Reproduce the whole listing, character for character.

· · · · · · ·

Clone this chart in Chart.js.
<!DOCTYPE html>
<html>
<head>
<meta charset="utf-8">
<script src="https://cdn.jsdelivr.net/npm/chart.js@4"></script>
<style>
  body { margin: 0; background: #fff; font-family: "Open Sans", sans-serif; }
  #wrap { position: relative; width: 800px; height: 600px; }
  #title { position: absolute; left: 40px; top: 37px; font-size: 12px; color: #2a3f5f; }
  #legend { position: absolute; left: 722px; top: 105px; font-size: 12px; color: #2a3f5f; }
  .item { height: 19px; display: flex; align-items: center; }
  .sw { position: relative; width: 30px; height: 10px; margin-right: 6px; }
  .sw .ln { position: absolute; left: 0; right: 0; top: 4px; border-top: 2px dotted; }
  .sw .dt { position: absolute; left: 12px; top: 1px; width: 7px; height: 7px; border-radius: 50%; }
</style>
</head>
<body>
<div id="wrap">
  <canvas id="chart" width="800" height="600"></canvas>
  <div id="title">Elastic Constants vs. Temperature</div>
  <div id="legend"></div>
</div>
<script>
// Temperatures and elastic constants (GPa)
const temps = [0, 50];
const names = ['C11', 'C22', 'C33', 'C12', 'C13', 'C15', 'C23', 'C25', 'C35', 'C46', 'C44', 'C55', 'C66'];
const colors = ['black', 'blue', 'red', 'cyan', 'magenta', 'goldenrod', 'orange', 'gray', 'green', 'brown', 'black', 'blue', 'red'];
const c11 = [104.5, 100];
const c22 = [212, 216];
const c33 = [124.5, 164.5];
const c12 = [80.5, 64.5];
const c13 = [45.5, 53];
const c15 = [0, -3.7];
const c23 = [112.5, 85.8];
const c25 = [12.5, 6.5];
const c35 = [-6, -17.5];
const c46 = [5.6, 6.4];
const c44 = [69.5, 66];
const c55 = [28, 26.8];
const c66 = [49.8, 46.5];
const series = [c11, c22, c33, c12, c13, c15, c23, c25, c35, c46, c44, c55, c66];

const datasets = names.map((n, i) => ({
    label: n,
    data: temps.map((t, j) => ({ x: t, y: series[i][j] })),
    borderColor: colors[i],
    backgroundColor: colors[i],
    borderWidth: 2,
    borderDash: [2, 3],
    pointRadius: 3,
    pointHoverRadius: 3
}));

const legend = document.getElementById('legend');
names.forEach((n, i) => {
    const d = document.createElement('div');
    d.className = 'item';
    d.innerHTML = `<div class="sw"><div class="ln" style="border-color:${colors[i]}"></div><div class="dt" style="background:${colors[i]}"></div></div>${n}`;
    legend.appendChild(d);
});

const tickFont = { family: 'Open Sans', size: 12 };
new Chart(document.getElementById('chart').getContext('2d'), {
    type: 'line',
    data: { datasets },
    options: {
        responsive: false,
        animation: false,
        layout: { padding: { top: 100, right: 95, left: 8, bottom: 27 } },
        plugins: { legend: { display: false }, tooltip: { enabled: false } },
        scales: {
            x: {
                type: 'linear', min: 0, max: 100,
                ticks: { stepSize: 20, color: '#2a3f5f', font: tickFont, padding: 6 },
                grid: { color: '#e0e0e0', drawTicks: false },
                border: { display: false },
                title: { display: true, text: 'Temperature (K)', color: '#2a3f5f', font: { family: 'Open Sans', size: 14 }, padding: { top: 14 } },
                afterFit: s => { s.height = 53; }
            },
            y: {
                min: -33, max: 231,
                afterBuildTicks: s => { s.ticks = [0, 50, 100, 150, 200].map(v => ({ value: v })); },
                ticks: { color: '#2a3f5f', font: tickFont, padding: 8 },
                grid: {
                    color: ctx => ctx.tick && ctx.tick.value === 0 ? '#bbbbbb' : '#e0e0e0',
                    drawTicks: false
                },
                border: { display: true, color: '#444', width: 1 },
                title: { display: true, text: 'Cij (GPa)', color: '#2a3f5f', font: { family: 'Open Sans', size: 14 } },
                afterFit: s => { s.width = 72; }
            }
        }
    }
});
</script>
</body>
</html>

· · · · · · ·

* Solution to this task
Clone this chart in Chart.js.
<!DOCTYPE html>
<html>
<head>
<meta charset="utf-8">
<script src="https://cdn.jsdelivr.net/npm/chart.js@4"></script>
<style>
  body { margin: 0; background: #fff; font-family: "Open Sans", sans-serif; }
  #wrap { position: relative; width: 800px; height: 600px; }
  #title { position: absolute; left: 40px; top: 37px; font-size: 12px; color: #2a3f5f; }
  #legend { position: absolute; left: 722px; top: 105px; font-size: 12px; color: #2a3f5f; }
  .item { height: 19px; display: flex; align-items: center; }
  .sw { position: relative; width: 30px; height: 10px; margin-right: 6px; }
  .sw .ln { position: absolute; left: 0; right: 0; top: 4px; border-top: 2px dotted; }
  .sw .dt { position: absolute; left: 12px; top: 1px; width: 7px; height: 7px; border-radius: 50%; }
</style>
</head>
<body>
<div id="wrap">
  <canvas id="chart" width="800" height="600"></canvas>
  <div id="title">Elastic Constants vs. Temperature</div>
  <div id="legend"></div>
</div>
<script>
// Temperatures and elastic constants (GPa)
const temps = [0, 50];
const names = ['C11', 'C22', 'C33', 'C12', 'C13', 'C15', 'C23', 'C25', 'C35', 'C46', 'C44', 'C55', 'C66'];
const colors = ['black', 'blue', 'red', 'cyan', 'magenta', 'goldenrod', 'orange', 'gray', 'green', 'brown', 'black', 'blue', 'red'];
const c11 = [104.5, 100];
const c22 = [212, 216];
const c33 = [124.5, 164.5];
const c12 = [80.5, 64.5];
const c13 = [45.5, 53];
const c15 = [0, -3.7];
const c23 = [112.5, 85.8];
const c25 = [12.5, 6.5];
const c35 = [-6, -17.5];
const c46 = [5.6, 6.4];
const c44 = [69.5, 66];
const c55 = [28, 26.8];
const c66 = [49.8, 46.5];
const series = [c11, c22, c33, c12, c13, c15, c23, c25, c35, c46, c44, c55, c66];

const datasets = names.map((n, i) => ({
    label: n,
    data: temps.map((t, j) => ({ x: t, y: series[i][j] })),
    borderColor: colors[i],
    backgroundColor: colors[i],
    borderWidth: 2,
    borderDash: [2, 3],
    pointRadius: 3,
    pointHoverRadius: 3
}));

const legend = document.getElementById('legend');
names.forEach((n, i) => {
    const d = document.createElement('div');
    d.className = 'item';
    d.innerHTML = `<div class="sw"><div class="ln" style="border-color:${colors[i]}"></div><div class="dt" style="background:${colors[i]}"></div></div>${n}`;
    legend.appendChild(d);
});

const tickFont = { family: 'Open Sans', size: 12 };
new Chart(document.getElementById('chart').getContext('2d'), {
    type: 'line',
    data: { datasets },
    options: {
        responsive: false,
        animation: false,
        layout: { padding: { top: 100, right: 95, left: 8, bottom: 27 } },
        plugins: { legend: { display: false }, tooltip: { enabled: false } },
        scales: {
            x: {
                type: 'linear', min: 0, max: 100,
                ticks: { stepSize: 20, color: '#2a3f5f', font: tickFont, padding: 6 },
                grid: { color: '#e0e0e0', drawTicks: false },
                border: { display: false },
                title: { display: true, text: 'Temperature (K)', color: '#2a3f5f', font: { family: 'Open Sans', size: 14 }, padding: { top: 14 } },
                afterFit: s => { s.height = 53; }
            },
            y: {
                min: -33, max: 231,
                afterBuildTicks: s => { s.ticks = [0, 50, 100, 150, 200].map(v => ({ value: v })); },
                ticks: { color: '#2a3f5f', font: tickFont, padding: 8 },
                grid: {
                    color: ctx => ctx.tick && ctx.tick.value === 0 ? '#bbbbbb' : '#e0e0e0',
                    drawTicks: false
                },
                border: { display: true, color: '#444', width: 1 },
                title: { display: true, text: 'Cij (GPa)', color: '#2a3f5f', font: { family: 'Open Sans', size: 14 } },
                afterFit: s => { s.width = 72; }
            }
        }
    }
});
</script>
</body>
</html>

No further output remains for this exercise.